Wharton marketing professor Jonah Berger agreed that marketing strategies still need to blend the old and the new. He pointed out that television is still critical in the marketing mix, but is now more of a backup medium. Ads on TV today are “not so much about special people or the message, but about how to get normal, everyday people to talk about stuff.” While television can reach a lot of people quickly, Berger has found that online word-of-mouth is more persuasive over time, regardless of whether enticing products like a trip to Disney World or, say, a mundane breakfast cereal are being sold. Critical for marketing any product — regardless of the technology used — is creativity, combined with a solid understanding of consumers. “A Facebook page is not a social media strategy,” he stated.

That is an important consideration for retailers like Bloomingdale’s, which is part of the Macy’s chain of 850 department stores across the U.S. As online sales at Macy’s and Bloomingdale’s have grown at least 20% annually for the last three years — according to Macy’s investor relations information — the company needs to ensure that its online business complements, rather than cannibalizes, what is going on in its stores, according to Tony Spring, president and chief operating officer of Bloomingdale’s.

Whether customers are enticed by online or offline marketing, the human contact they receive at the stores is also critical. Playing an important role in that regard are Bloomingdale’s 8,000 in-store “associates,” who have responsibilities, including building databases of customer information that is then used for marketing programs such as birthday alerts or shopping recommendations based on previous purchases. “We’re excited about the potential for algorithmic tools to recommend products,” said Spring. “What we don’t want to lose is the assurance and authenticity of human contact: the touch, the feel, the laugh, the personal knowledge. Hopefully, technology doesn’t get in the way of that and only makes it more potent.”

Carol Reindel, senior director of marketing at Daymon Worldwide, a private label manufacturer that primarily serves supermarkets, cited findings from a survey the firm did with female consumers aged 30 to 55, which suggested that shopping is no longer a simple, transaction-oriented task.

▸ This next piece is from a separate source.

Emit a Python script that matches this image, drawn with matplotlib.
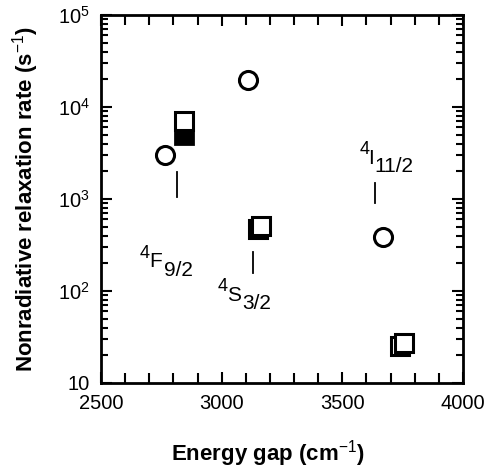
import numpy as np
import matplotlib
matplotlib.use("Agg")
import matplotlib.pyplot as plt
from matplotlib.ticker import FixedLocator, LogLocator, NullFormatter, MultipleLocator

plt.rcParams["font.family"] = ["Liberation Sans", "DejaVu Sans"]
plt.rcParams["mathtext.fontset"] = "custom"
plt.rcParams["mathtext.rm"] = "Liberation Sans"
plt.rcParams["mathtext.it"] = "Liberation Sans"

# circles (open)
circle_x = [2765, 3110, 3670]
circle_y = [3000, 19500, 385]

# open squares
square_x = [2845, 3150, 3165, 3740, 3755]
square_y = [7000, 470, 510, 25, 27]

# filled square
filled_x = [2845]
filled_y = [5000]

# level labels: superscript, letter, subscript, and position of the letter
label_sup = ["4", "4", "4"]
label_main = ["F", "S", "I"]
label_sub = ["9/2", "3/2", "11/2"]
label_x = [2728, 3051, 3618]
label_y = [207, 90, 2790]

# short vertical marker lines
line_x = [2815, 3130, 3635]
line_lo = [1050, 157, 905]
line_hi = [1950, 265, 1490]

fig = plt.figure(figsize=(4.89, 4.72), dpi=100)
ax = fig.add_axes([0.2065, 0.1886, 0.7403, 0.7796])

ax.plot(filled_x, filled_y, "s", ms=13, mfc="black", mec="black", mew=2)
ax.plot(square_x, square_y, "s", ms=13, mfc="white", mec="black", mew=2.2)
ax.plot(circle_x, circle_y, "o", ms=13, mfc="white", mec="black", mew=2.2)

for lx, lo, hi in zip(line_x, line_lo, line_hi):
    ax.plot([lx, lx], [lo, hi], color="black", lw=1.3)

for sup, main, sub, tx, ty in zip(label_sup, label_main, label_sub, label_x, label_y):
    ax.text(tx, ty, main, ha="center", va="center", fontsize=15)
    half = 5 if main != "I" else 1.5
    ax.annotate(sup, (tx, ty), xytext=(-half + 0.5, 6), textcoords="offset points",
                ha="right", va="center", fontsize=13)
    ax.annotate(sub, (tx, ty), xytext=(half + 1, -6),
                textcoords="offset points", ha="left", va="center", fontsize=15)

ax.set_yscale("log")
ax.set_xlim(2500, 4000)
ax.set_ylim(10, 1e5)

ax.xaxis.set_major_locator(FixedLocator([2500, 3000, 3500, 4000]))
ax.xaxis.set_minor_locator(MultipleLocator(100))
ax.set_xticklabels(["2500", "3000", "3500", "4000"])
ax.yaxis.set_major_locator(FixedLocator([10, 1e2, 1e3, 1e4, 1e5]))
ax.yaxis.set_minor_locator(LogLocator(base=10, subs=np.arange(2, 10)))
ax.yaxis.set_minor_formatter(NullFormatter())
ax.set_yticklabels(["10", "$10^2$", "$10^3$", "$10^4$", "$10^5$"])

ax.tick_params(which="both", direction="in", top=True, right=True,
               labelsize=14.5, width=1.5, pad=8)
ax.tick_params(which="major", length=8)
ax.tick_params(which="minor", length=5)
ax.tick_params(axis="x", which="minor", length=7)
for s in ax.spines.values():
    s.set_linewidth(2)

ax.set_xlabel("Energy gap (cm$^{-1}$)", fontsize=16, fontweight="bold")
ax.xaxis.set_label_coords(0.46, -0.15)
ax.set_ylabel("Nonradiative relaxation rate (s$^{-1}$)", fontsize=16,
              fontweight="bold", labelpad=12)

fig.savefig("out.png", dpi=100)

When shoppers were asked to describe their mindset while shopping, Reindel said the respondents used words like “treasure hunter,” “explorer” and “researcher.” Shoppers not only want to feel connected to their grocery store, they also want to be able “talk” to the store about what is in stock and even get advice on what to purchase. “They are saying … ‘I want my retailer to make me feel valued,'” she noted.

Internal Touch Points

What does all this mean for retailers? “If you have all these ‘touch points,’ the big question is how you bridge the silos internally between digital, PR, product design, packaging and the stores,” said Wharton’s Wind.

All the interconnections between new technologies have added much more complexity to marketing relationships within a company, added Sean Sondreal, vice president of strategic marketing at Kohl’s, a retailer with nearly 2,000 department stores across the U.S. and an e-commerce business that is on target to generate $1 billion of revenue this year, according to comments made by Kohl’s CEO Kevin Mansell during an analyst call on May 12. While volatile weather patterns, a shaky economic recovery and ultra-cutthroat promotions are challenging enough, “more than anything else, sleep is lost over new technologies,” Sondreal noted.